On the Atlantic coast, the Basques make a soup, ttoro, similar in concept to a bouillabaisse but with a completely different flavor. In addition to plenty of garlic and tomatoes, ttoro is spiced up with hot pepper and contains shrimp and mussels, and often clams. To the north, the Bretons and Normans have their own fish soups and stews, often called “matelotes.” While the word matelote is used all over France to mean fish stew, virtually every region has its own variations. Matelote à la normande, from Normandy, is made with saltwater fish and cider, but most matelotes are made with freshwater fish and red or white wine. A typical matelote is a rather slapdash affair made by heaping aromatic vegetables—the usual onions and carrots—in a pot with chunks of eel, perch, or carp; pouring in the wine; simmering or even boiling until the fish is cooked; and thickening the liquid with beurre manié (flour and butter paste). Many versions are garnished the same way as for a boeuf bourguignonne—with pearl onions, mushrooms, and little strips of bacon. Heart-shaped croutons, their tips dipped in parsley, may surround the dish. The result is less than exciting. Neither wine nor vegetables have had time to cook by the time the fish is done. If red wine is used, the bones clarify and remove much of the color from the cooking liquid. The chunks of whole fish—bones and all—are hard to eat, surrounded as they are with the (usually overthickened) sauce. The bourguignonne garniture isn’t bad, but there are so many other possibilities.

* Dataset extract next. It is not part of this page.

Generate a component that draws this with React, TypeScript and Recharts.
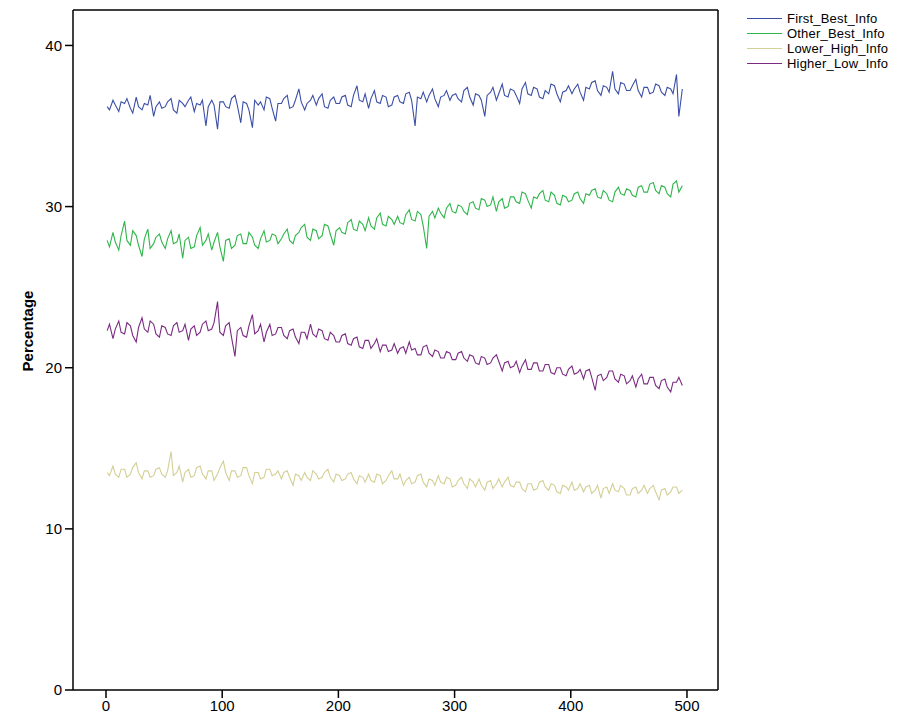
import { LineChart, Line, XAxis, YAxis, Label, ReferenceLine } from "recharts";

// case numbers sampled along the x axis
const cases = [
  1, 3, 6, 8, 11, 13, 16, 18, 21, 23, 26, 28, 31, 33, 36, 38, 41, 43, 46, 48,
  51, 53, 56, 58, 61, 63, 66, 68, 71, 73, 76, 78, 81, 83, 86, 88, 91, 93, 96, 98,
  101, 103, 106, 108, 111, 113, 116, 118, 121, 123, 126, 128, 131, 133, 136, 138, 141, 143, 146, 148,
  151, 153, 156, 158, 161, 163, 166, 168, 171, 173, 176, 178, 181, 183, 186, 188, 191, 193, 196, 198,
  201, 203, 206, 208, 211, 213, 216, 218, 221, 223, 226, 228, 231, 233, 236, 238, 241, 243, 246, 248,
  251, 253, 256, 258, 261, 263, 266, 268, 271, 273, 276, 278, 281, 283, 286, 288, 291, 293, 296, 298,
  301, 303, 306, 308, 311, 313, 316, 318, 321, 323, 326, 328, 331, 333, 336, 338, 341, 343, 346, 348,
  351, 353, 356, 358, 361, 363, 366, 368, 371, 373, 376, 378, 381, 383, 386, 388, 391, 393, 396, 398,
  401, 403, 406, 408, 411, 413, 416, 418, 421, 423, 426, 428, 431, 433, 436, 438, 441, 443, 446, 448,
  451, 453, 456, 458, 461, 463, 466, 468, 471, 473, 476, 478, 481, 483, 486, 488, 491, 493, 496,
];

const firstBest = [
  36.2, 36.0, 36.6, 36.3, 35.9, 36.5, 36.4, 36.7, 36.1, 35.8, 36.8, 36.2, 36.0, 36.4, 36.3, 36.9, 35.6, 36.2, 36.5, 36.1,
  36.2, 36.5, 36.7, 36.0, 35.8, 36.6, 36.4, 36.2, 36.6, 36.8, 35.9, 36.4, 36.3, 36.6, 35.0, 36.2, 36.6, 36.3, 34.8, 36.5,
  36.5, 36.2, 36.1, 36.7, 36.9, 36.3, 35.2, 36.5, 36.4, 36.0, 34.9, 36.6, 36.3, 36.5, 36.0, 36.8, 36.7, 36.1, 35.3, 36.4,
  36.4, 36.7, 36.9, 36.1, 36.2, 36.6, 37.3, 36.5, 36.0, 36.4, 36.6, 36.9, 36.3, 36.7, 37.0, 36.2, 36.1, 36.6, 36.8, 36.4,
  36.4, 36.8, 36.9, 36.3, 36.2, 36.9, 37.5, 36.6, 36.5, 37.0, 36.1, 36.7, 37.2, 36.5, 36.4, 36.9, 36.8, 36.2, 36.3, 36.8,
  36.9, 36.5, 36.4, 37.0, 37.1, 36.6, 35.0, 36.8, 36.7, 37.1, 36.5, 36.9, 37.3, 36.7, 36.2, 36.8, 36.9, 37.2, 36.6, 36.9,
  37.0, 36.7, 36.5, 37.2, 37.4, 36.8, 36.3, 37.0, 36.9, 36.6, 35.6, 36.9, 37.1, 37.4, 36.6, 37.0, 37.6, 36.9, 36.8, 37.3,
  37.2, 36.9, 36.4, 37.3, 37.7, 37.0, 36.9, 37.4, 37.3, 36.8, 36.7, 37.2, 37.0, 37.6, 37.5, 37.0, 36.5, 37.1, 37.2, 37.5,
  37.0, 37.3, 37.6, 37.1, 36.6, 37.4, 37.3, 37.7, 37.8, 37.2, 36.9, 37.5, 37.4, 37.1, 38.4, 37.3, 37.0, 37.7, 37.6, 37.2,
  37.2, 37.5, 37.9, 37.2, 36.8, 37.4, 37.4, 37.0, 37.1, 37.6, 37.5, 37.1, 36.9, 37.4, 37.3, 37.0, 38.2, 35.6, 37.3,
];

const otherBest = [
  27.9, 27.5, 28.4, 27.8, 27.3, 28.2, 29.1, 27.9, 27.6, 28.5, 28.2, 27.6, 26.9, 28.0, 28.6, 27.4, 27.7, 28.1, 28.3, 27.8,
  27.4, 28.0, 28.5, 27.7, 27.8, 28.3, 26.8, 27.9, 28.1, 27.4, 27.5, 28.2, 28.7, 27.6, 27.9, 28.3, 27.3, 27.8, 28.4, 27.5,
  26.6, 27.9, 28.0, 27.4, 27.6, 28.2, 28.3, 27.7, 27.7, 28.4, 28.1, 27.6, 27.4, 28.0, 28.5, 27.8, 27.9, 28.3, 28.2, 27.7,
  28.0, 28.3, 28.6, 27.9, 27.7, 28.2, 28.4, 28.7, 28.9, 28.1, 27.9, 28.6, 28.5, 28.0, 28.2, 28.9, 28.8, 28.3, 27.6, 28.5,
  28.7, 28.4, 28.3, 29.0, 29.2, 28.6, 28.5, 29.1, 28.9, 28.5, 29.3, 28.8, 28.6, 29.3, 29.6, 28.9, 28.8, 29.4, 29.2, 28.9,
  29.4, 29.0, 28.9, 29.5, 29.8, 29.2, 29.1, 29.7, 29.5, 28.8, 27.4, 29.4, 29.7, 29.3, 29.9, 29.6, 29.3, 29.9, 30.2, 29.7,
  29.6, 30.1, 30.0, 29.7, 29.5, 30.2, 30.3, 29.9, 29.8, 30.5, 30.4, 30.0, 30.1, 30.6, 29.7, 30.3, 30.5, 29.9, 30.0, 30.6,
  30.6, 30.3, 30.2, 30.9, 30.8, 30.4, 29.9, 30.6, 30.5, 30.8, 31.0, 30.4, 30.3, 30.9, 30.7, 30.2, 30.1, 30.7, 30.6, 30.3,
  30.4, 30.8, 30.9, 30.5, 30.2, 30.8, 30.7, 31.0, 31.1, 30.6, 30.5, 31.0, 30.8, 30.4, 30.3, 30.9, 31.2, 30.8, 30.7, 31.1,
  31.0, 30.7, 30.6, 31.2, 31.3, 30.9, 30.9, 31.4, 31.5, 31.0, 30.8, 31.3, 31.2, 30.8, 30.6, 31.4, 31.6, 30.9, 31.3,
];

const lowerHigh = [
  13.5, 13.3, 13.9, 13.4, 13.2, 13.7, 13.7, 13.2, 13.4, 13.8, 14.1, 13.5, 13.1, 13.6, 13.6, 13.2, 13.3, 13.7, 13.8, 13.4,
  13.2, 13.6, 14.8, 13.3, 13.5, 13.9, 12.9, 13.5, 13.7, 13.2, 13.3, 13.8, 13.9, 13.4, 13.1, 13.6, 13.6, 13.0, 13.4, 13.8,
  14.2, 13.5, 13.0, 13.6, 13.6, 13.2, 13.3, 13.8, 13.8, 13.3, 12.8, 13.5, 13.5, 13.1, 13.2, 13.7, 13.7, 13.3, 13.4, 13.6,
  13.1, 13.5, 13.6, 13.2, 12.7, 13.4, 13.3, 13.0, 13.5, 13.2, 13.0, 13.6, 13.4, 13.1, 13.2, 13.5, 13.7, 13.2, 12.9, 13.4,
  13.3, 13.0, 13.1, 13.4, 13.5, 13.1, 12.8, 13.3, 13.2, 12.9, 13.4, 13.0, 12.9, 13.4, 13.3, 12.8, 13.0, 13.3, 13.6, 13.1,
  13.1, 13.4, 12.7, 13.0, 13.2, 12.8, 12.9, 13.3, 13.4, 12.9, 12.6, 13.1, 13.0, 12.7, 13.3, 12.9, 12.8, 13.2, 13.1, 12.6,
  12.7, 13.0, 13.2, 12.8, 12.5, 13.1, 12.9, 12.6, 13.1, 12.7, 12.4, 12.9, 13.0, 12.5, 12.8, 13.1, 12.6, 12.9, 13.2, 12.7,
  12.6, 12.9, 12.9, 12.5, 12.3, 12.8, 12.8, 12.4, 12.5, 12.9, 13.0, 12.6, 12.4, 12.8, 12.7, 12.3, 12.2, 12.7, 12.6, 12.4,
  12.9, 12.4, 12.5, 12.8, 12.3, 12.6, 12.7, 12.2, 12.4, 12.7, 11.9, 12.5, 12.6, 12.2, 12.8, 12.4, 12.3, 12.7, 12.5, 12.1,
  12.1, 12.5, 12.6, 12.2, 12.4, 12.7, 12.2, 12.5, 12.7, 12.3, 11.8, 12.4, 12.5, 12.1, 12.3, 12.6, 12.6, 12.2, 12.4,
];

const higherLow = [
  22.3, 22.7, 21.8, 22.4, 22.9, 22.2, 22.1, 22.8, 22.6, 22.0, 21.6, 22.5, 23.1, 22.4, 22.2, 22.9, 22.7, 22.1, 21.9, 22.6,
  22.5, 22.1, 22.0, 22.6, 22.8, 22.2, 22.3, 22.7, 21.7, 22.4, 22.6, 22.0, 22.2, 22.7, 22.9, 22.3, 22.4, 22.8, 24.1, 22.2,
  22.0, 22.6, 22.8, 21.9, 20.7, 22.3, 22.5, 22.0, 21.9, 22.6, 23.3, 22.1, 22.3, 22.7, 21.6, 22.2, 22.7, 22.0, 22.1, 22.5,
  22.5, 22.0, 21.8, 22.3, 22.4, 21.9, 21.5, 22.2, 22.2, 21.8, 22.7, 22.1, 21.9, 22.4, 22.3, 21.8, 21.7, 22.2, 22.0, 21.6,
  21.6, 22.0, 22.1, 21.5, 21.4, 21.8, 21.9, 21.3, 21.2, 21.7, 21.7, 21.2, 21.5, 21.8, 21.0, 21.4, 21.4, 21.0, 21.1, 21.5,
  20.9, 21.2, 21.3, 20.9, 21.6, 21.1, 21.2, 20.8, 20.8, 21.3, 21.4, 20.9, 20.7, 21.1, 21.0, 20.6, 20.6, 21.0, 20.9, 20.5,
  20.5, 20.9, 21.0, 20.6, 20.4, 20.8, 20.7, 20.3, 20.2, 20.7, 20.6, 20.2, 20.3, 20.6, 20.8, 20.4, 19.8, 20.3, 20.4, 20.0,
  20.1, 20.4, 19.7, 20.1, 20.5, 19.9, 19.9, 20.3, 20.3, 19.8, 19.8, 20.2, 20.2, 19.7, 19.6, 20.0, 20.0, 19.6, 19.5, 19.9,
  20.1, 19.6, 19.7, 19.9, 19.3, 19.8, 19.9, 19.4, 18.6, 19.5, 19.6, 19.2, 19.4, 19.8, 19.8, 19.3, 19.1, 19.6, 19.5, 19.0,
  19.2, 19.5, 18.8, 19.3, 19.6, 19.0, 19.0, 19.4, 19.4, 18.9, 18.7, 19.2, 19.3, 18.8, 18.5, 19.1, 19.1, 19.4, 18.9,
];

const xTicks = [0, 100, 200, 300, 400, 500];
const yTicks = [0, 10, 20, 30, 40];
const xDomain = [-28.4, 526.7];
const yDomain = [0, 42.2];

const series = [
  { key: "First_Best_Info", color: "#3b4fa6" },
  { key: "Other_Best_Info", color: "#2fb64b" },
  { key: "Lower_High_Info", color: "#d3cf95" },
  { key: "Higher_Low_Info", color: "#7b2b82" },
];

const data = cases.map((c, i) => ({
  case: c,
  First_Best_Info: firstBest[i],
  Other_Best_Info: otherBest[i],
  Lower_High_Info: lowerHigh[i],
  Higher_Low_Info: higherLow[i],
}));

const font = "'Liberation Sans', Arial, sans-serif";
const tickStyle = { fontSize: 15, fill: "#000", fontFamily: font };
const axisStroke = { stroke: "#000", strokeWidth: 1.5 };

export default function App() {
  return (
    <div
      style={{
        position: "absolute",
        left: 0,
        top: 0,
        width: 915,
        height: 718,
        background: "#fff",
        fontFamily: font,
      }}
    >
      <LineChart
        width={915}
        height={718}
        data={data}
        margin={{ top: 10, right: 197, left: 0, bottom: 0 }}
      >
        <XAxis
          dataKey="case"
          type="number"
          domain={xDomain}
          allowDataOverflow
          ticks={xTicks}
          height={28}
          tickSize={8}
          tickMargin={2}
          tick={tickStyle}
          axisLine={axisStroke}
          tickLine={axisStroke}
        />
        <YAxis
          type="number"
          domain={yDomain}
          allowDataOverflow
          ticks={yTicks}
          width={73}
          tickSize={8}
          tickMargin={3}
          tick={tickStyle}
          axisLine={axisStroke}
          tickLine={axisStroke}
        >
          <Label
            value="Percentage"
            angle={-90}
            position="center"
            dx={-9}
            dy={-19}
            style={{ fontSize: 15, fontWeight: "bold", fill: "#000", fontFamily: font }}
          />
        </YAxis>
        {/* frame: top and right edges */}
        <ReferenceLine y={yDomain[1]} stroke="#000" strokeWidth={1.5} ifOverflow="visible" />
        <ReferenceLine x={xDomain[1]} stroke="#000" strokeWidth={1.5} ifOverflow="visible" />
        {series.map((s) => (
          <Line
            key={s.key}
            dataKey={s.key}
            type="linear"
            stroke={s.color}
            strokeWidth={1.1}
            dot={false}
            isAnimationActive={false}
          />
        ))}
      </LineChart>
      <div style={{ position: "absolute", left: 747, top: 11 }}>
        {series.map((s) => (
          <div
            key={s.key}
            style={{ display: "flex", alignItems: "center", height: 15 }}
          >
            <div style={{ width: 35, height: 1.5, background: s.color, marginRight: 5 }} />
            <span style={{ fontSize: 13, letterSpacing: 0.2, color: "#000" }}>{s.key}</span>
          </div>
        ))}
      </div>
    </div>
  );
}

Yet the idea of munching on thick chunks of fish surrounded with a velvety sauce is too inviting to ignore. While white wine matelotes have their own advantages, it is a red wine sauce with fish—especially full-flavored fish like salmon—that makes a startling and unusual treat. The trick is to make a red wine fish broth with fish heads and bones and let it simmer long enough to cook the raw taste out of the wine. Here is an exception to the rule that only nonoily fish should be used to make fish broth; the full flavor of salmon and members of the mackerel family, such as king mackerel, Spanish mackerel, and wahoo, is balanced by the concentrated red wine.
Caramelizing the fish bones in the pot, adding wine in several stages, and caramelizing after each addition except the last gives the sauce base a meaty complexity and a deep, almost black, color. This rich, dark liquid can be thickened with beurre manié or with plain butter, and served as a sauce. (The liquid is now too rich, too sparse, and too intensely flavored to qualify as a stewing liquid.) The garniture can be as simple as some chopped parsley added to the sauce at the end, but you can get as elaborate as you want and sauté wild mushrooms, blanch whole garlic cloves, glaze pearl onions, gently warm diced tomatoes, sweat little cubes of carrots, or boil fava beans or haricots vets and strew them over the finished stew on the plates.